Written task: Report how many lines hold the word "script"; answer with the number alone.

━━ Provided material ━━

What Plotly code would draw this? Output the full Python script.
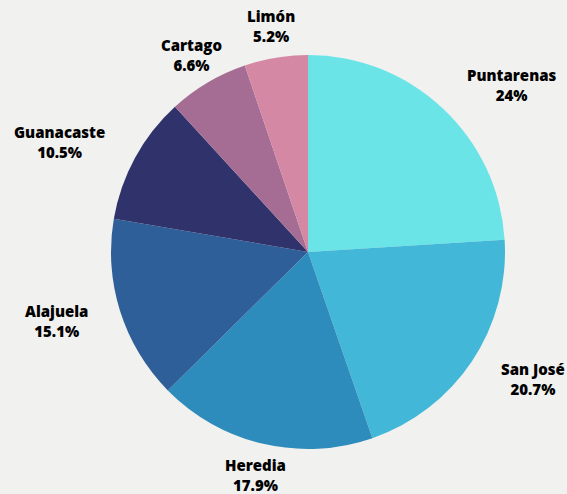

━━━
━━ Provided material ━━

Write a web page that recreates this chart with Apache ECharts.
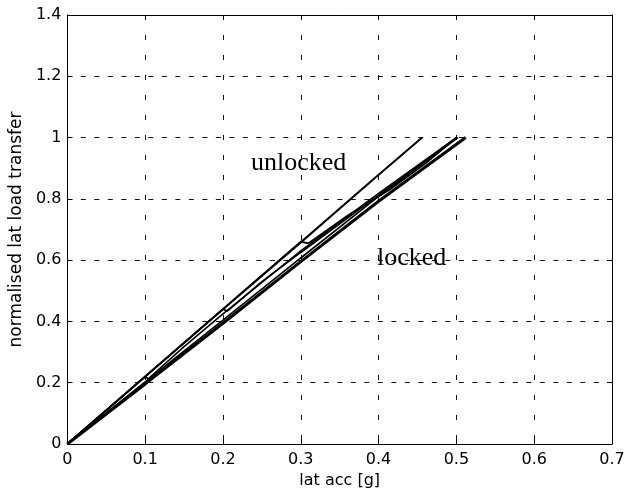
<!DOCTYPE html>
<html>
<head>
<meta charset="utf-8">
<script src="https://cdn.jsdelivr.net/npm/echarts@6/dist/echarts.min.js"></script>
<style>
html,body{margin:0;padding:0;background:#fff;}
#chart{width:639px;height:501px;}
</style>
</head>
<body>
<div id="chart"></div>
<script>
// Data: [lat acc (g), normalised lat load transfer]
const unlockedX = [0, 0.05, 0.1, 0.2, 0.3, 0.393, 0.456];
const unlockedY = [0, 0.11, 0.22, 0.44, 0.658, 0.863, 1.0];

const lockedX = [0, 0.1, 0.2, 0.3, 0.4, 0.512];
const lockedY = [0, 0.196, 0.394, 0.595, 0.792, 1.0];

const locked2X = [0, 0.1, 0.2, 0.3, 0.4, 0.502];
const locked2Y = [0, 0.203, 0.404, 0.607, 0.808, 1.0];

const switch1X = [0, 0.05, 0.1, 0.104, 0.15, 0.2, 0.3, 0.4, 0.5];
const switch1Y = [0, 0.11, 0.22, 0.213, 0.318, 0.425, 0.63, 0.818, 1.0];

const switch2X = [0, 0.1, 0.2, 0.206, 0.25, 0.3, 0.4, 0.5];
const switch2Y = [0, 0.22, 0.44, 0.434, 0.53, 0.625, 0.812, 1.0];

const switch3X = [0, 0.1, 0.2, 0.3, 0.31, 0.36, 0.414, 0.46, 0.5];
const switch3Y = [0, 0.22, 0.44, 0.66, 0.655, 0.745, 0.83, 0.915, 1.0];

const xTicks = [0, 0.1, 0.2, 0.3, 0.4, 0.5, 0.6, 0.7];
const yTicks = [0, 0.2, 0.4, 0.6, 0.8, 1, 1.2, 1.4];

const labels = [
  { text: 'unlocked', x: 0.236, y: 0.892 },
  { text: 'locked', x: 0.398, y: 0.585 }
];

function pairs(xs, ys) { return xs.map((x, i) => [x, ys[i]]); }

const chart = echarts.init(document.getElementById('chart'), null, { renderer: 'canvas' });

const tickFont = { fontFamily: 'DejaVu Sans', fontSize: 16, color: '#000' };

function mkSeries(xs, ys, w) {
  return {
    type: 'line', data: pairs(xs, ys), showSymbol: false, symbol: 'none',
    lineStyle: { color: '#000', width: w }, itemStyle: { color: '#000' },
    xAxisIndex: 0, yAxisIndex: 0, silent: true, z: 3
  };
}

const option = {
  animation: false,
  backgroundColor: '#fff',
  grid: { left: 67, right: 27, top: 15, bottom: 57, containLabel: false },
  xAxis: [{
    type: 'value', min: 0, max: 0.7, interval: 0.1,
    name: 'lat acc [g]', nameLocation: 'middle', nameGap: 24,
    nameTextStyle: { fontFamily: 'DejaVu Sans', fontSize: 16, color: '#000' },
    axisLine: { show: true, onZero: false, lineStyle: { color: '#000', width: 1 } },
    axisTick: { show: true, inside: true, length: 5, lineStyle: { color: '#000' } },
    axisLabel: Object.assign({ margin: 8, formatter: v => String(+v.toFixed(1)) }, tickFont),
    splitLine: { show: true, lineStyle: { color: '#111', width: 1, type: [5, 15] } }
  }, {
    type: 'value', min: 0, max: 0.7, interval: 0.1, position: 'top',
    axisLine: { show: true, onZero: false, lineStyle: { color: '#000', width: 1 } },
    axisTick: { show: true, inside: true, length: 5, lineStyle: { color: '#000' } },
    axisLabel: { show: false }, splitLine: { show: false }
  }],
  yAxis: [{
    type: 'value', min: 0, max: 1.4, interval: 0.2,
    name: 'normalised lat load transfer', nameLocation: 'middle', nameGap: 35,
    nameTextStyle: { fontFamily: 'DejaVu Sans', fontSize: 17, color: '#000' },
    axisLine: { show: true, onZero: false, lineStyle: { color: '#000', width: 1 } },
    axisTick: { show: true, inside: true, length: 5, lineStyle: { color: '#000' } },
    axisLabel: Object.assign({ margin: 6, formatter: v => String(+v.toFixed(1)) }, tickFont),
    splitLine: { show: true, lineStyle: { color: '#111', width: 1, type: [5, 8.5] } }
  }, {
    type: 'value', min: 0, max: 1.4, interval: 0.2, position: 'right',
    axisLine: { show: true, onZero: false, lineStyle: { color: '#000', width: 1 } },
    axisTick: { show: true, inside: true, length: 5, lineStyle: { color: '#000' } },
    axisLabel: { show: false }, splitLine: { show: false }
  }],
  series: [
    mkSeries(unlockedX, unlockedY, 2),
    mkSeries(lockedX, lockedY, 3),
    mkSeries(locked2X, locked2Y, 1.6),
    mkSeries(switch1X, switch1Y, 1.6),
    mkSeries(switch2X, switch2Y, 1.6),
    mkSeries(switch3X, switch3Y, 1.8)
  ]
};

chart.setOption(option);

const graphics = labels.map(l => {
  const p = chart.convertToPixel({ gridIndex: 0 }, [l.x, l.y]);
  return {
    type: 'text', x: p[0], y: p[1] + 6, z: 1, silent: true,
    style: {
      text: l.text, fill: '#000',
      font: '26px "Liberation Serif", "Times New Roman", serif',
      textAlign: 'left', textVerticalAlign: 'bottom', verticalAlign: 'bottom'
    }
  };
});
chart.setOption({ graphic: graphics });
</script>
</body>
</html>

━━━
━━ Provided material ━━

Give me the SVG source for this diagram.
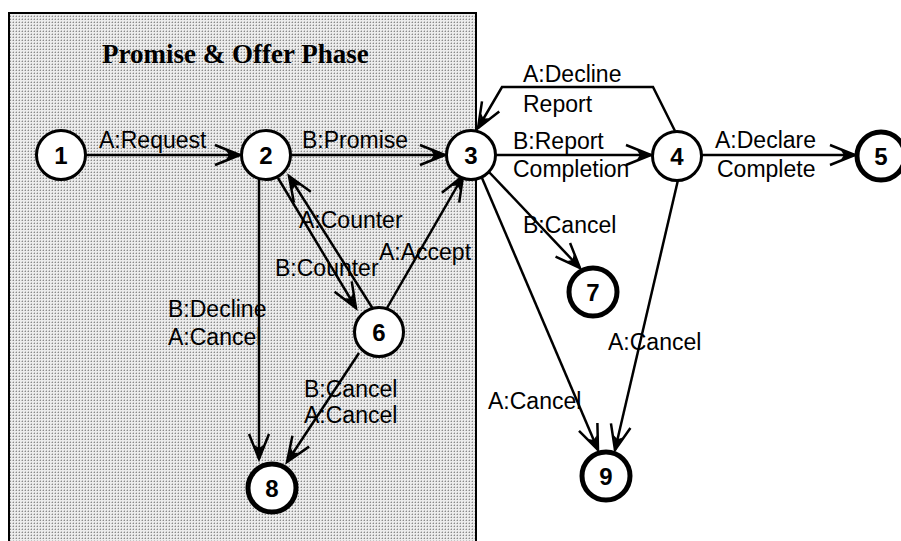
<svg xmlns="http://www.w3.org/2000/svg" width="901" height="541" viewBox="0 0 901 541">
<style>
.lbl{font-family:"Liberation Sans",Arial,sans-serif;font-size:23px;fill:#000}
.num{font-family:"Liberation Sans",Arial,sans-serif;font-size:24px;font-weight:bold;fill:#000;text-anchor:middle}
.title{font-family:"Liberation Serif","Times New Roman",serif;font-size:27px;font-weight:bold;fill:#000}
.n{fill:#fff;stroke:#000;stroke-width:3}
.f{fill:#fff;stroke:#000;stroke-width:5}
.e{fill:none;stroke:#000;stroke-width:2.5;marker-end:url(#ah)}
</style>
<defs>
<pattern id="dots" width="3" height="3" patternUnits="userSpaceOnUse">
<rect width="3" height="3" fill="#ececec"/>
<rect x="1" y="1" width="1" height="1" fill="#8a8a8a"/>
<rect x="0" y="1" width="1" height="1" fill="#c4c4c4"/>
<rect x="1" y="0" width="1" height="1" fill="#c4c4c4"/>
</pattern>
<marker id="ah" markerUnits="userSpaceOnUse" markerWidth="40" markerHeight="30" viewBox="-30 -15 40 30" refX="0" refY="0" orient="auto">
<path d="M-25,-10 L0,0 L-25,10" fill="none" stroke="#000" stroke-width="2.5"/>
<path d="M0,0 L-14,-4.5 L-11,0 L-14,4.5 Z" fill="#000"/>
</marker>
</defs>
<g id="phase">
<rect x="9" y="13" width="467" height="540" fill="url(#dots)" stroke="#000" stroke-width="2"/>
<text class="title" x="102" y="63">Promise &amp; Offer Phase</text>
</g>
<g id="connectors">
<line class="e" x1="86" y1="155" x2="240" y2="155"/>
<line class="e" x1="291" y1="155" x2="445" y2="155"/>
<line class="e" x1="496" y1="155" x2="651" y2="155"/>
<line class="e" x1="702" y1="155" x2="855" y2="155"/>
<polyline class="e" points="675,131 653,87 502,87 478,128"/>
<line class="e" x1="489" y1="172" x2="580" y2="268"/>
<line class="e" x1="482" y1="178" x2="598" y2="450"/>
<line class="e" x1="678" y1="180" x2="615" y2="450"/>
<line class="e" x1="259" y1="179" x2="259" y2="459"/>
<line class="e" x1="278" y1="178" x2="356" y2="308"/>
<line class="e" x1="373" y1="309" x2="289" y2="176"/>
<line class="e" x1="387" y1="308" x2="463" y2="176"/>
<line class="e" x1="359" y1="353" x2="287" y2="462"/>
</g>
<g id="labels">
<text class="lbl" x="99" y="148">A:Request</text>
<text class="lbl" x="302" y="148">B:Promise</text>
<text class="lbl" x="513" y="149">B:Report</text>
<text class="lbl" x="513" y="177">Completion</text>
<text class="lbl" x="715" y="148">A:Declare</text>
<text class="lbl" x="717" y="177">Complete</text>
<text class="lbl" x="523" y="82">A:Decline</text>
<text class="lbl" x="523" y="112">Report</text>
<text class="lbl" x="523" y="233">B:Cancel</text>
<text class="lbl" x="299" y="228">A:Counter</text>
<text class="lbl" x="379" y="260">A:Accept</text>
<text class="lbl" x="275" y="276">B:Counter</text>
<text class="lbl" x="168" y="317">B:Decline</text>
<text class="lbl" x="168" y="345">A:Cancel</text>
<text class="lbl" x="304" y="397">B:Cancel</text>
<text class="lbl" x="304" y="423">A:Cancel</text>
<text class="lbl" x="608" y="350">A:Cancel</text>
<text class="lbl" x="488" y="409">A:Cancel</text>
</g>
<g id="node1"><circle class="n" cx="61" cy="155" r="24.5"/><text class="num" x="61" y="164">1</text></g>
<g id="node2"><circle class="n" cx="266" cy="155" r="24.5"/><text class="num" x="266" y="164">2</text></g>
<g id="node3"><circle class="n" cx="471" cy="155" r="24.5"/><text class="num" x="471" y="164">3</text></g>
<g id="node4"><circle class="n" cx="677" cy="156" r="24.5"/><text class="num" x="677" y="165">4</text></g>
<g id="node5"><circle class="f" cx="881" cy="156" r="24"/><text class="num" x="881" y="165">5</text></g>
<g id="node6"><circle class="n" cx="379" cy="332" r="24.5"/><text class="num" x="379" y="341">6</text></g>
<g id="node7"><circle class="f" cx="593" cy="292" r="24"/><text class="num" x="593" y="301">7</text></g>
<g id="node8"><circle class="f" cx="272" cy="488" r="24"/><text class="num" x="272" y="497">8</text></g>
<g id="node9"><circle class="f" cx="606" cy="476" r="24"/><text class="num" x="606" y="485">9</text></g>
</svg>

━━━

Solved problem: 4